Weekly Musings 001
Welcome to the first edition of Weekly Musings, where I share some thoughts about what’s caught my interest recently. The idea behind this space is to create something that’s like a blog, but more influenced by the late Harlan Ellison’s An Edge in My Voice essays.
I hope you enjoy what you read here.
Let’s get going, shall we?
On New (Old) Ways of Communicating
Social media is dead to me.
It’s not just that social media is a cesspool. It’s not just because many of the major platforms are privacy and misinformation nightmares. Those are problems, and two that I don’t want have to deal with.
Equally as important was that I wasn’t as engaged as I once was (if I ever really was engaged) with social media. I wasn’t getting much, if anything, out of it.
So, in December 2018 it was bye-bye Twitter. Now, I only have an account with Mastodon, but I don’t interact with it much.
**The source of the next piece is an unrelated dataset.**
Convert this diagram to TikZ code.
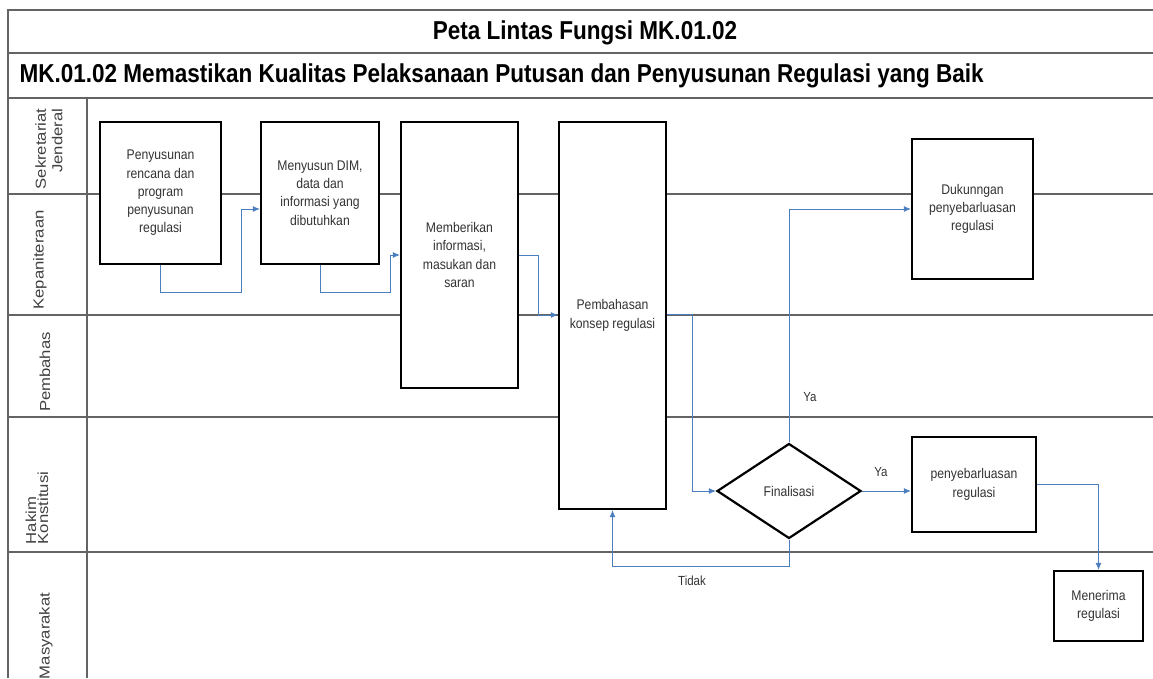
\documentclass[tikz,border=0pt]{standalone}
\usepackage{fontspec}
\setmainfont{Liberation Sans}
\newfontfamily\tallfont{Liberation Sans}[FakeStretch=0.87]
\newfontfamily\lanefont{Liberation Sans}[FakeStretch=1.15]
\usetikzlibrary{shapes.geometric,arrows.meta}
\definecolor{flowblue}{RGB}{74,126,190}
\definecolor{lanegray}{RGB}{100,100,100}

\begin{document}
\begin{tikzpicture}[x=1pt,y=-1pt,
    lane/.style={draw=lanegray,line width=1.8pt},
    task/.style={draw,line width=2.2pt,fill=white,align=center,inner sep=2pt,text=black!80,font=\tallfont\fontsize{14}{18.3}\selectfont},
    decide/.style={diamond,draw,line width=2.2pt,fill=white,inner sep=0pt,aspect=1.5,text=black!80,font=\tallfont\fontsize{14}{18.3}\selectfont},
    flow/.style={draw=flowblue,line width=0.9pt,-{Latex[length=7pt,width=6pt]}},
    lanename/.style={rotate=90,align=center,text=black!75,font=\lanefont\fontsize{14.5}{16.5}\selectfont},
    answer/.style={text=black!80,font=\tallfont\fontsize{13.2}{15}\selectfont}]
    \useasboundingbox (0,0) rectangle (1153,678);

    \draw[lane] (8,678) -- (8,10) -- (1153,10);
    \draw[lane] (8,53) -- (1153,53);
    \draw[lane] (8,98) -- (1153,98);
    \draw[lane] (87,98) -- (87,678);
    \foreach \y in {194,315,417,552}
        \draw[lane] (8,\y) -- (1153,\y);

    \node[font=\tallfont\bfseries\fontsize{25.9}{27}\selectfont] (title) at (585,33) {Peta Lintas Fungsi MK.01.02};
    \node[anchor=west,font=\tallfont\bfseries\fontsize{25.9}{27}\selectfont] (subtitle) at (16,76) {MK.01.02 Memastikan Kualitas Pelaksanaan Putusan dan Penyusunan Regulasi yang Baik};

    \node[lanename,align=right] (sekjen) at (49,149) {Sekretariat\\Jenderal};
    \node[lanename] (panitera) at (40,260) {Kepaniteraan};
    \node[lanename] (pembahas) at (45,372) {Pembahas};
    \node[lanename,align=left,font=\lanefont\fontsize{14.5}{12}\selectfont] (hakim) at (37,508) {Hakim\\Konstitusi};
    \node[lanename] (masyarakat) at (46,636) {Masyarakat};

    \node[task,minimum width=121pt,minimum height=142pt] (rencana) at (160.5,193) {Penyusunan\\rencana dan\\program\\penyusunan\\regulasi};
    \node[task,minimum width=118pt,minimum height=142pt] (dim) at (320,193) {Menyusun DIM,\\data dan\\informasi yang\\dibutuhkan};
    \node[task,minimum width=117pt,minimum height=266pt] (masukan) at (459.5,255) {Memberikan\\informasi,\\masukan dan\\saran};
    \node[task,minimum width=107pt,minimum height=387pt] (konsep) at (612.5,315.5) {Pembahasan\\konsep regulasi};
    \node[decide,minimum width=144pt,minimum height=95pt] (final) at (789,491) {Finalisasi};
    \node[task,minimum width=121pt,minimum height=140pt] (dukungan) at (972.5,209) {Dukunngan\\penyebarluasan\\regulasi};
    \node[task,minimum width=124pt,minimum height=95pt] (sebar) at (974,484.5) {penyebarluasan\\regulasi};
    \node[task,minimum width=89pt,minimum height=70pt] (terima) at (1098.5,606) {Menerima\\regulasi};

    \draw[flow] (rencana.south) |- (241,292) |- (dim.west |- 0,209);
    \draw[flow] (dim.south) |- (390,292) |- (masukan.west |- 0,255);
    \draw[flow] (masukan.east |- 0,255) -- (538,255) |- (konsep.west |- 0,315);
    \draw[flow] (konsep.east |- 0,314) -- (692,314) |- (final.west);
    \draw[flow] (final.north) |- (dukungan.west);
    \draw[flow] (final.east) -- (final.east -| sebar.west);
    \draw[flow] (final.south) -- (final.south |- 0,566) -| (konsep.south);
    \draw[flow] (sebar.east) -| (terima.north);

    \node[answer] (ya1) at (810,397) {Ya};
    \node[answer] (ya2) at (881,472) {Ya};
    \node[answer] (tidak) at (692,581) {Tidak};
\end{tikzpicture}
\end{document}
I’m not sure if I’ll keep it.
When I told a few people that I was planning to dump social media, a few asked me (in all seriousness) How are you going to stay informed? and How will you keep in touch with people?
The folks I want to stay in contact with know where to reach me, and I know where to reach them. Plus, I’m not all that hard to find online.
As for getting information, I’m once again embracing RSS. It’s easier to work through a set of feeds in an RSS reader than it is to pick through a Twitter timeline. Overall, there’s less chaff, too.
Social media is known for its brevity and for it time-sensitive nature. Most of what’s posted is of the now. It’s the kind of thing, to paraphrase Harlan Ellison, that bursts into flame and turns to ash 60 seconds after it’s posted. While I don’t think that anything I write and posts is for the ages, I do think I have the occasional insight. I can’t encapsulate those insights into a few hundred characters. If I tried, those threads of insights would get lost in the massive ball of yarn that is tweeting or posting.
Is there an alternative? I think so.
For the last several months, I’ve been thinking a lot about what British writer Warren Ellis calls the Republic of Newsletters and the Isles of Blogging. As you’ve probably guessed, the idea behind that concept is to take back control. To move away from the brevity and shallowness of social media, and communicate with the people on the web with whom you want to communicate using email newsletters or weblogs.
Call me old school, but both newsletters and blogs are closer to the way I prefer to share and ingest information than using social media. Which is why I wrote this musing.
Newsletters and blogs, though, are only one piece of the puzzle. Another, massive piece of that puzzle is to take back control of your portion of the online world.
If you were around in the early days of the web, you might remember home pages. Those were little corners of the web that people of all stripes staked out. They were places where you could learn about those people, about what they were interested in, what they thought, and what they were doing. It all predated blogging and social media. And it worked.
Back then, the analogy I used to describe a home page was the numbers station. Home pages, to me, were little radio stations, run by a single person, who randomly and anonymously transmitted messages in the digital ether. Those messages were picked up and understood by those for whom those messages were intended. And they were ignored, or puzzled over, by everyone else.
Maybe that’s the way to escape the confines of social media. Maybe that’s the way to pull ourselves back from the brink of the mass of information fed to us by internet and media giants, of the misinformation that their platforms spew our way. Maybe we need, as people did in the web’s early years, to take control of our online presences. Maybe we should eschew trying to nab that large and largely unengaged audience, and aim to capture and communicate with a smaller one. An audience that will be more engaged.
To take the power out of the hands of internet giants, we need to build our own online numbers stations. With websites, blogs, /now and status pages, newsletters, or any combination of them.
That’s not a solution for everyone. It’s easier and more convenient to use Facebook, Twitter, or Linkedin than it is to stitch together an online presence with sites like micro.blog, Blot, NeoCities, and Write.as. And I consider sites and services like that fairly easy to use and master.
It’s not impossible, though. Even if you have 10 thumbs when it comes to anything related to technology, it’s easier now to build your homestead on the web than it was 25 or 26 years ago. To do that, you need to make a commitment. A commitment to adopt and adapt to new/old ways of communicating and broadcasting. A commitment to maintain that presence, to keep it up to date. cranking out coded messages for people who will understand them, who will appreciate them, and who will respond.
With that, I’ll leave you with the words of Warren Ellis:
RSS isn’t dead. Social media works great for link notifications, not so much for complete thoughts or even not-fully-baked considerations. The fields are on fire and being sprayed with liquid sh*t. Dig your own garden, build your own structures, make your own space.